One exchange from their long-running show now feels like a prescient warning. Both men died before they could witness the current erosion of free expression in film criticism, but in a brief segment from their program, they described with startling clarity the very culture we now inhabit.
In a recently rediscovered clip, they offer advice to future critics. Siskel opens with a blunt assessment of the growing influence of political correctness:
There’s a whole new world called political correctness that’s going on. That is death to a critic to participate in that.
Ebert immediately agrees, identifying the central moral failure behind it:
Just personally wanting to be liked, wanting to go along with the group, is death to a critic.
Siskel presses the point further. Criticism, he insists, requires risk:
I’ve been given this lucky break to say what I think. If I censor myself, I’m gonna regret it.
Ebert then expands the argument beyond film criticism, turning his attention to journalism and academia. What he sees, even in the early ’90s, is a generation of young writers being trained to self-censor before they’ve learned how to think:
Political correctness is the fascism of the ’90s. It’s this rigid feeling that you have to keep your ideas within very narrow boundaries or you’ll offend someone.
For Ebert, this was not merely a stylistic problem. It was a moral one:
One of the purposes of journalism is to challenge that kind of thinking. One of the purposes of criticism is to break boundaries. It’s also one of the purposes of art.
The most damning observation comes when he describes what happens to young writers who internalize these constraints:
If they try to write politically correctly, what they’re really doing is ventriloquism. They’re not saying what they think. They’re training themselves, at a very young age, to lie.
Read today, this exchange is almost painful in its accuracy.

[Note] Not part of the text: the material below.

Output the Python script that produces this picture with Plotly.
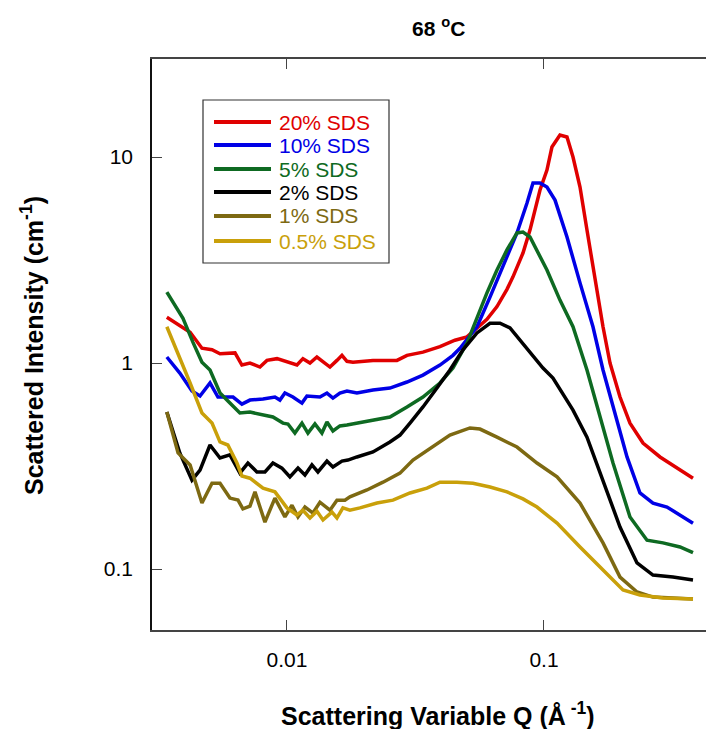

What Siskel and Ebert did not fully anticipate was the scale of the takeover in the social media age. Read some modern-day reviews, and critics are less concerned with aesthetic judgment than with compliance. Some films are not evaluated on craftsmanship, or originality, but on whether they affirm the correct positions.
Much like modern music reviews, mainstream film criticism has largely abandoned its adversarial role. It no longer challenges audiences or artists—it polices them. Siskel and Ebert believed that both art and criticism should be allowed to offend, provoke, and take risks — today’s social media-enhanced pressure campaigns have hampered these ideals.